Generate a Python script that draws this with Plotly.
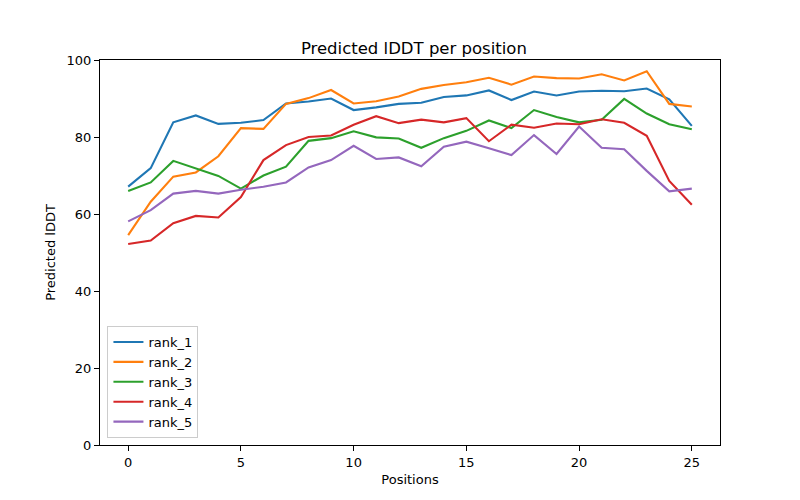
import plotly.graph_objects as go

positions = list(range(26))
rank_1 = [67.1, 71.9, 83.8, 85.6, 83.4, 83.7, 84.4, 88.7, 89.2, 90.0, 87.0, 87.7, 88.6, 88.9, 90.4, 90.8, 92.1, 89.6, 91.8, 90.8, 91.8, 92.0, 91.9, 92.6, 89.8, 82.9]
rank_2 = [54.5, 63.2, 69.7, 70.8, 75.0, 82.3, 82.1, 88.6, 90.1, 92.2, 88.7, 89.3, 90.5, 92.5, 93.5, 94.2, 95.4, 93.6, 95.7, 95.3, 95.2, 96.3, 94.7, 97.1, 88.6, 87.9]
rank_3 = [66.0, 68.2, 73.8, 71.8, 69.9, 66.6, 70.0, 72.3, 79.0, 79.7, 81.5, 79.9, 79.6, 77.2, 79.7, 81.6, 84.3, 82.3, 87.0, 85.2, 83.8, 84.5, 89.9, 86.1, 83.3, 82.0]
rank_4 = [52.2, 53.1, 57.6, 59.5, 59.1, 64.4, 74.0, 77.9, 80.0, 80.4, 83.2, 85.4, 83.6, 84.5, 83.8, 84.9, 78.9, 83.2, 82.4, 83.5, 83.3, 84.6, 83.7, 80.3, 68.6, 62.4]
rank_5 = [58.1, 61.0, 65.3, 66.0, 65.3, 66.3, 67.1, 68.2, 72.1, 74.0, 77.7, 74.3, 74.7, 72.4, 77.5, 78.8, 77.1, 75.3, 80.5, 75.6, 82.7, 77.2, 76.8, 71.2, 65.9, 66.6]

series = [("rank_1", rank_1, "#1f77b4"), ("rank_2", rank_2, "#ff7f0e"),
          ("rank_3", rank_3, "#2ca02c"), ("rank_4", rank_4, "#d62728"),
          ("rank_5", rank_5, "#9467bd")]

fig = go.Figure()
for name, vals, col in series:
    fig.add_trace(go.Scatter(x=positions, y=vals, mode="lines", name=name,
                             line=dict(color=col, width=2.1)))

axis_common = dict(showgrid=False, zeroline=False, showline=True, linecolor="black",
                   linewidth=1, mirror=True, ticks="outside", ticklen=5, tickwidth=1,
                   tickcolor="black", tickfont=dict(size=13, color="black"))

H = 492
fig.update_layout(
    width=792, height=H,
    margin=dict(l=92, r=80, t=52, b=55),
    paper_bgcolor="white", plot_bgcolor="white",
    font=dict(family="DejaVu Sans", color="black", size=13),
    title=dict(text="Predicted lDDT per position", x=0.5125, xanchor="center",
               y=1 - 46 / H, yanchor="bottom", font=dict(size=16.5)),
    xaxis=dict(range=[-1.25, 26.25], tickvals=[0, 5, 10, 15, 20, 25],
               title=dict(text="Positions", font=dict(size=13), standoff=6), **axis_common),
    yaxis=dict(range=[0, 100], tickvals=[0, 20, 40, 60, 80, 100],
               title=dict(text="Predicted lDDT", font=dict(size=13), standoff=8), **axis_common),
    legend=dict(x=0.012, y=0.018, xanchor="left", yanchor="bottom",
                bordercolor="#cccccc", borderwidth=1, bgcolor="rgba(255,255,255,0.8)",
                font=dict(size=13), tracegroupgap=0, itemwidth=30),
    showlegend=True,
)

fig.write_html("out.html")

● **Challenge**: Leave out the pictures, then repeat the listing above exactly from its first line to the line with "import plotly.graph_objects as go", inclusive.

● **Output of the exercise**:
Generate a Python script that draws this with Plotly.
import plotly.graph_objects as go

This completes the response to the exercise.